On Conjectures concerning the Labeled Coupon Collector Problem
Dina Barak-Pelleg, Daniel Berend
TL;DR
This work analyzes a labeled variant of the Coupon Collector Problem with group arrivals of size $k$, focusing on the case $k=2$ and two information regimes described by $Q_I(n,2)$ and $Q_{II}(n,2)$. Using a graph-based representation where drawn pairs form edges on the coupon set, the authors show that after all coupons have appeared the remaining uncertainty resides in small connected components, and they bound the residual labeling time by a polylogarithmic term via negative association techniques.

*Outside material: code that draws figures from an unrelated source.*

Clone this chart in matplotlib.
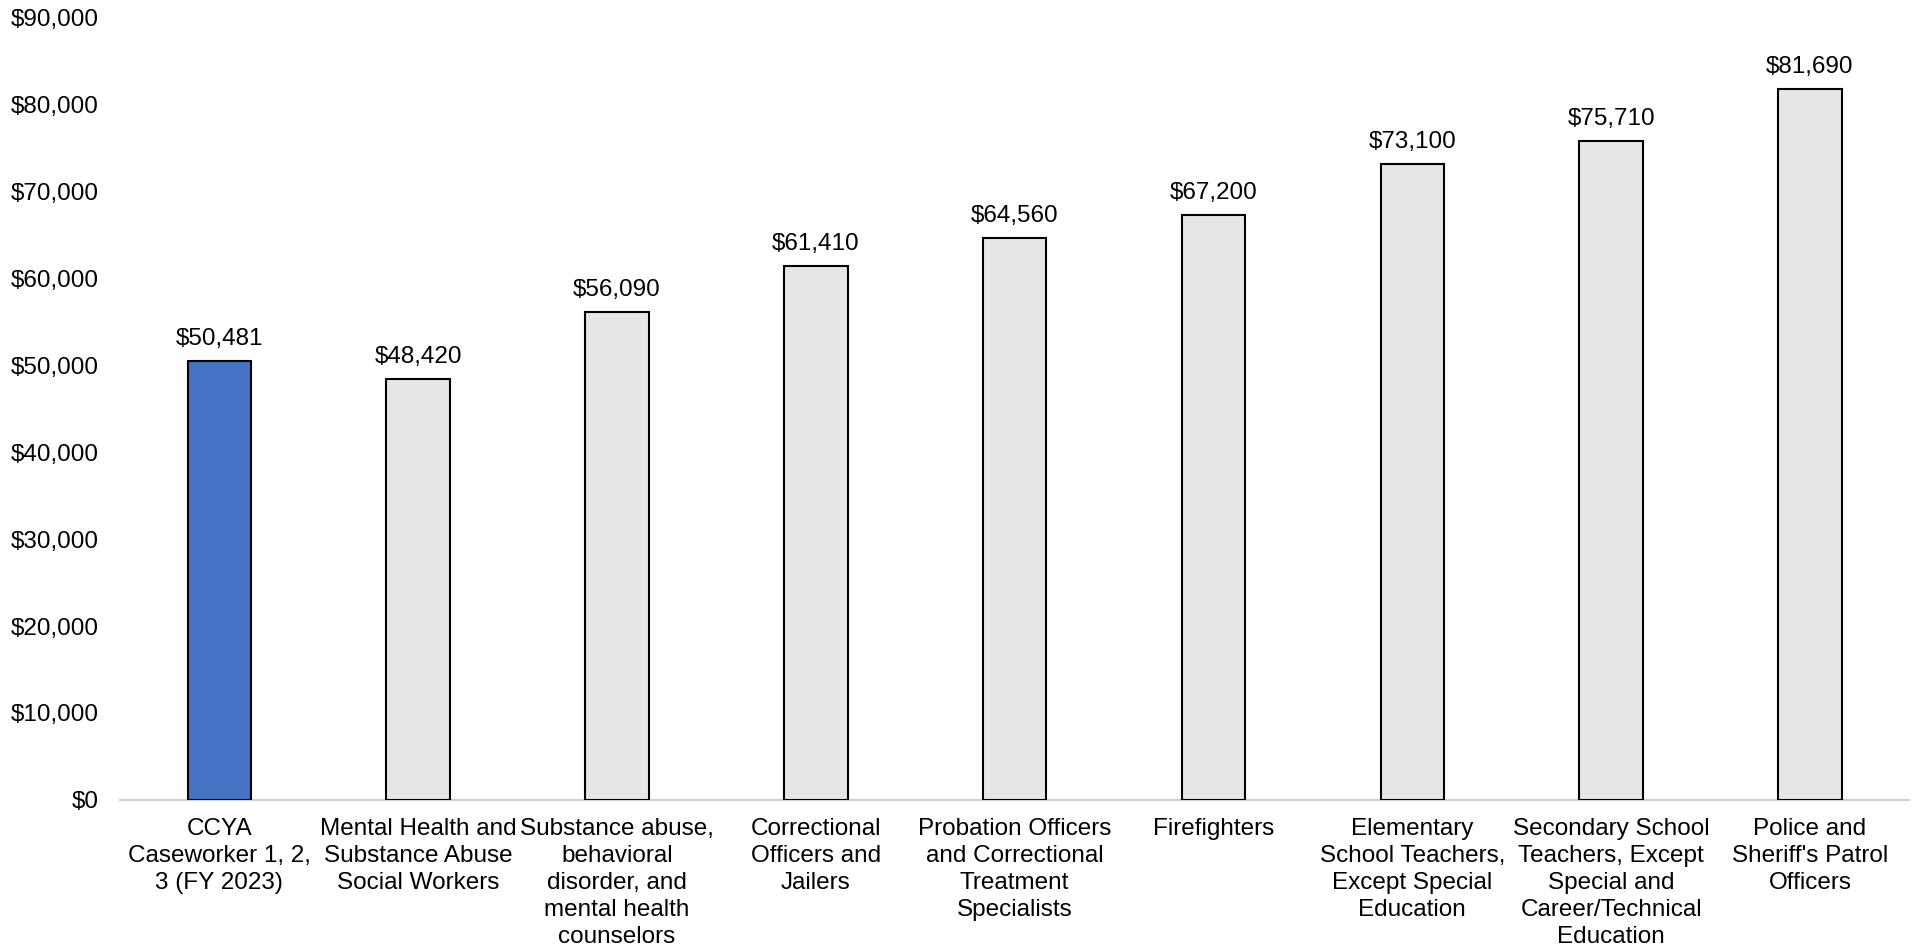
import matplotlib
matplotlib.use("Agg")
import matplotlib.pyplot as plt
from matplotlib.ticker import FuncFormatter

plt.rcParams['font.family'] = ['Liberation Sans', 'DejaVu Sans']

categories = [
    "CCYA\nCaseworker 1, 2,\n3 (FY 2023)",
    "Mental Health and\nSubstance Abuse\nSocial Workers",
    "Substance abuse,\nbehavioral\ndisorder, and\nmental health\ncounselors",
    "Correctional\nOfficers and\nJailers",
    "Probation Officers\nand Correctional\nTreatment\nSpecialists",
    "Firefighters",
    "Elementary\nSchool Teachers,\nExcept Special\nEducation",
    "Secondary School\nTeachers, Except\nSpecial and\nCareer/Technical\nEducation",
    "Police and\nSheriff's Patrol\nOfficers",
]
salaries = [50481, 48420, 56090, 61410, 64560, 67200, 73100, 75710, 81690]
y_ticks = [0, 10000, 20000, 30000, 40000, 50000, 60000, 70000, 80000, 90000]

colors = ['#4472C4'] + ['#E6E6E6'] * (len(salaries) - 1)

fig = plt.figure(figsize=(19.19, 9.51), dpi=100)
ax = fig.add_axes([0.0625, 0.1588, 0.9325, 0.8232])

x = list(range(len(categories)))
bars = ax.bar(x, salaries, width=0.32, color=colors, edgecolor='black', linewidth=1.5, zorder=3)

for xi, v in zip(x, salaries):
    ax.annotate(f"${v:,}", xy=(xi, v), xytext=(0, 8), textcoords='offset points',
                ha='center', va='bottom', fontsize=17.5)

ax.set_xlim(-0.5, len(categories) - 0.5)
ax.set_ylim(0, 90000)
ax.set_yticks(y_ticks)
ax.yaxis.set_major_formatter(FuncFormatter(lambda v, p: f"${int(v):,}"))
ax.set_xticks(x)
ax.set_xticklabels(categories, fontsize=17.5, linespacing=1.3)
ax.tick_params(axis='y', length=0, pad=15, labelsize=17.5)
ax.tick_params(axis='x', length=0, pad=13)

for s in ['top', 'right', 'left']:
    ax.spines[s].set_visible(False)
ax.spines['bottom'].set_color('#D0D0D0')
ax.spines['bottom'].set_linewidth(1.5)

fig.savefig('out.png', dpi=100)
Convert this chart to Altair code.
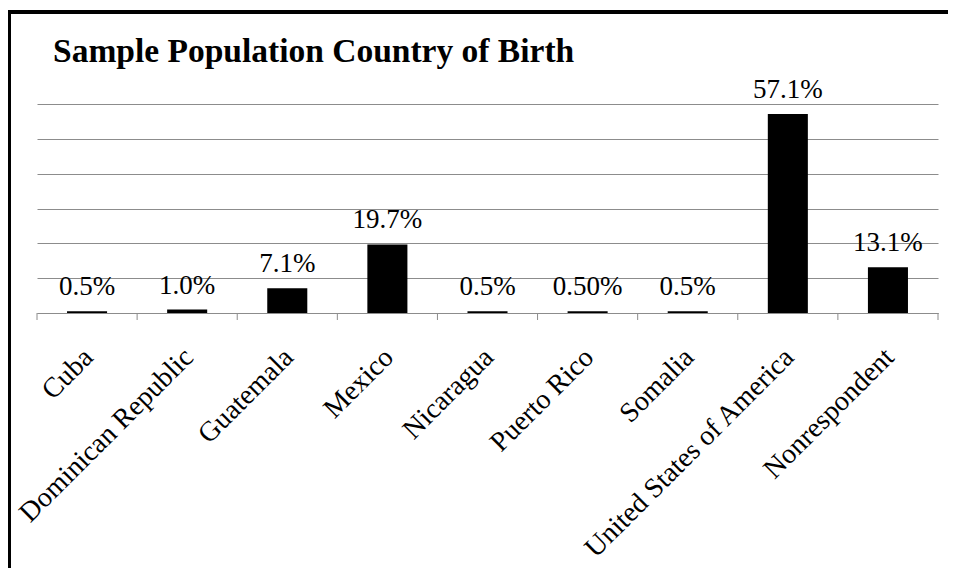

They prove two conjectures of Tan et al. by establishing precise asymptotics: $E(Q_I(n,2))=\frac{1}{2} n H_n - \frac{1}{2} n + O(\log^5 n)$ and $E(Q_{II}(n,2))=\frac{1}{2} n H_n + O(\log^5 n)$, implying $E(Q_{II}(n,2)) - E(Q_I(n,2)) = \frac{1}{2} n + o(n)$ and $E(Q_{II}(n,2))=\frac{1}{2} n H_n + o(n)$. The approach leverages concentration results, a detailed analysis of size-2 components, and auxiliary propositions on conditional completion, with potential refinements to even tighter polylogarithmic bounds. The findings demonstrate the efficacy of random-graph and dependency-structure methods for labeled CCP variants and offer sharper asymptotics than previously conjectured.
Abstract
We study a labeled variant of the classical Coupon Collector Problem (CCP), recently introduced by Tan et al., where coupons arrive in groups and only the set of labels is revealed. The goal is to determine the expected number of group drawings required to uniquely identify the labeling of all coupons. We focus on the case where groups consist of pairs ($k=2$), and provide rigorous proofs for two conjectures posed by Tan et al.